BEGIN PROVIDED DATA

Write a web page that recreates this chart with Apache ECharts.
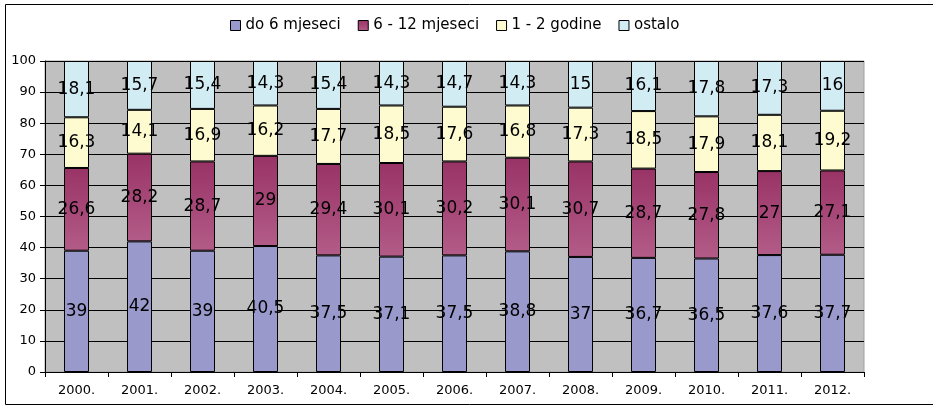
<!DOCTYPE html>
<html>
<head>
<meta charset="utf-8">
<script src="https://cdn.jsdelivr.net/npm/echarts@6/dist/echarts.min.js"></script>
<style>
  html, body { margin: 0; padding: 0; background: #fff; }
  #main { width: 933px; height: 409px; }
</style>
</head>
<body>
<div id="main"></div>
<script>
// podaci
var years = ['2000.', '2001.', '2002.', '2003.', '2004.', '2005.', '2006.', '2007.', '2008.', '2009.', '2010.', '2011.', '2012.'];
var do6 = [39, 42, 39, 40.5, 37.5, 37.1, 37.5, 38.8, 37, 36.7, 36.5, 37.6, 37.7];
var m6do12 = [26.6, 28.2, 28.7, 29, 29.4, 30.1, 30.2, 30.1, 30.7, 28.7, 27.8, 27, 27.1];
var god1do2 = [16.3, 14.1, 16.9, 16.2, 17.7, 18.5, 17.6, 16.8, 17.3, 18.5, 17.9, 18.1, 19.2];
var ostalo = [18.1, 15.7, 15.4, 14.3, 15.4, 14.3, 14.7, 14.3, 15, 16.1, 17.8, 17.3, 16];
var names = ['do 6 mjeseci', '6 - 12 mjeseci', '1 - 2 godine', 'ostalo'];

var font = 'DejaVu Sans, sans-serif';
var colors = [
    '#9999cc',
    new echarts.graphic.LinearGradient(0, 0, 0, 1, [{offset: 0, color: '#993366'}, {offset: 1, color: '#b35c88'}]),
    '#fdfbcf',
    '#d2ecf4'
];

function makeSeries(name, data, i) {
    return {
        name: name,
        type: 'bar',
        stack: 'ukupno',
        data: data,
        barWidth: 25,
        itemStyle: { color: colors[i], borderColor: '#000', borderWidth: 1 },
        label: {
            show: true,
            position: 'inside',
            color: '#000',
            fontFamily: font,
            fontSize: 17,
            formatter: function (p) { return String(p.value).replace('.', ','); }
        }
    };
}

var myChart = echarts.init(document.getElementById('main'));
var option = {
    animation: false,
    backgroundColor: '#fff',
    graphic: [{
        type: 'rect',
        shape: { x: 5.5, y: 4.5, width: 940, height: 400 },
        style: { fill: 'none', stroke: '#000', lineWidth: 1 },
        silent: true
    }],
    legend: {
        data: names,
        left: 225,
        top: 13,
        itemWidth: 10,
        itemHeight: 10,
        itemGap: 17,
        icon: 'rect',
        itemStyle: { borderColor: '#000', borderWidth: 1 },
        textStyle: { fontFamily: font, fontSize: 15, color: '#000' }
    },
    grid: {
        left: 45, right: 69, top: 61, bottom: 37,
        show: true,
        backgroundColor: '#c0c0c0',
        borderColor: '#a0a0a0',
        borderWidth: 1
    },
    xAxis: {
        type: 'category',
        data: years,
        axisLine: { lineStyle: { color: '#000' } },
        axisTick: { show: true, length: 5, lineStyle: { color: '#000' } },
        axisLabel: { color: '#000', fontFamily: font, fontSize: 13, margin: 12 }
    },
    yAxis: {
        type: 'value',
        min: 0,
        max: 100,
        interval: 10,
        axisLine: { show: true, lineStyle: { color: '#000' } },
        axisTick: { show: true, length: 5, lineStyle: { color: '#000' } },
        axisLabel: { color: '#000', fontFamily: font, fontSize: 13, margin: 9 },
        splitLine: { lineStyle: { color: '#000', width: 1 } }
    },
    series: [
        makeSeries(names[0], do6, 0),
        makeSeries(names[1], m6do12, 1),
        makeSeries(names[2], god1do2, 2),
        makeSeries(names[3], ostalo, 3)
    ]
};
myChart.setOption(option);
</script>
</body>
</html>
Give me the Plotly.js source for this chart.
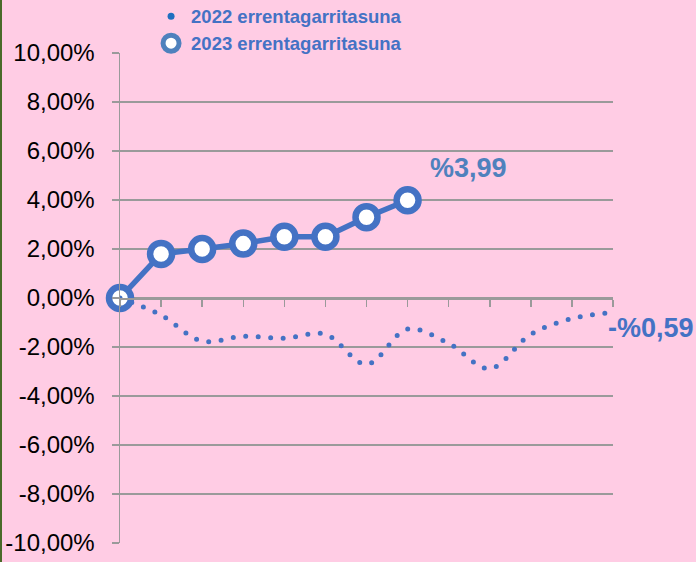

END PROVIDED DATA

• _TASK TO CARRY OUT_
Your task is to retype all the entries exactly and leave out any pictures.

• _COMPLETED EXERCISE_
Write a web page that recreates this chart with Apache ECharts.
<!DOCTYPE html>
<html>
<head>
<meta charset="utf-8">
<script src="https://cdn.jsdelivr.net/npm/echarts@6/dist/echarts.min.js"></script>
<style>
  html, body { margin: 0; padding: 0; background: #fff; }
  #main { width: 933px; height: 409px; }
</style>
</head>
<body>
<div id="main"></div>
<script>
// podaci
var years = ['2000.', '2001.', '2002.', '2003.', '2004.', '2005.', '2006.', '2007.', '2008.', '2009.', '2010.', '2011.', '2012.'];
var do6 = [39, 42, 39, 40.5, 37.5, 37.1, 37.5, 38.8, 37, 36.7, 36.5, 37.6, 37.7];
var m6do12 = [26.6, 28.2, 28.7, 29, 29.4, 30.1, 30.2, 30.1, 30.7, 28.7, 27.8, 27, 27.1];
var god1do2 = [16.3, 14.1, 16.9, 16.2, 17.7, 18.5, 17.6, 16.8, 17.3, 18.5, 17.9, 18.1, 19.2];
var ostalo = [18.1, 15.7, 15.4, 14.3, 15.4, 14.3, 14.7, 14.3, 15, 16.1, 17.8, 17.3, 16];
var names = ['do 6 mjeseci', '6 - 12 mjeseci', '1 - 2 godine', 'ostalo'];

var font = 'DejaVu Sans, sans-serif';
var colors = [
    '#9999cc',
    new echarts.graphic.LinearGradient(0, 0, 0, 1, [{offset: 0, color: '#993366'}, {offset: 1, color: '#b35c88'}]),
    '#fdfbcf',
    '#d2ecf4'
];

function makeSeries(name, data, i) {
    return {
        name: name,
        type: 'bar',
        stack: 'ukupno',
        data: data,
        barWidth: 25,
        itemStyle: { color: colors[i], borderColor: '#000', borderWidth: 1 },
        label: {
            show: true,
            position: 'inside',
            color: '#000',
            fontFamily: font,
            fontSize: 17,
            formatter: function (p) { return String(p.value).replace('.', ','); }
        }
    };
}

var myChart = echarts.init(document.getElementById('main'));
var option = {
    animation: false,
    backgroundColor: '#fff',
    graphic: [{
        type: 'rect',
        shape: { x: 5.5, y: 4.5, width: 940, height: 400 },
        style: { fill: 'none', stroke: '#000', lineWidth: 1 },
        silent: true
    }],
    legend: {
        data: names,
        left: 225,
        top: 13,
        itemWidth: 10,
        itemHeight: 10,
        itemGap: 17,
        icon: 'rect',
        itemStyle: { borderColor: '#000', borderWidth: 1 },
        textStyle: { fontFamily: font, fontSize: 15, color: '#000' }
    },
    grid: {
        left: 45, right: 69, top: 61, bottom: 37,
        show: true,
        backgroundColor: '#c0c0c0',
        borderColor: '#a0a0a0',
        borderWidth: 1
    },
    xAxis: {
        type: 'category',
        data: years,
        axisLine: { lineStyle: { color: '#000' } },
        axisTick: { show: true, length: 5, lineStyle: { color: '#000' } },
        axisLabel: { color: '#000', fontFamily: font, fontSize: 13, margin: 12 }
    },
    yAxis: {
        type: 'value',
        min: 0,
        max: 100,
        interval: 10,
        axisLine: { show: true, lineStyle: { color: '#000' } },
        axisTick: { show: true, length: 5, lineStyle: { color: '#000' } },
        axisLabel: { color: '#000', fontFamily: font, fontSize: 13, margin: 9 },
        splitLine: { lineStyle: { color: '#000', width: 1 } }
    },
    series: [
        makeSeries(names[0], do6, 0),
        makeSeries(names[1], m6do12, 1),
        makeSeries(names[2], god1do2, 2),
        makeSeries(names[3], ostalo, 3)
    ]
};
myChart.setOption(option);
</script>
</body>
</html>
Give me the Plotly.js source for this chart.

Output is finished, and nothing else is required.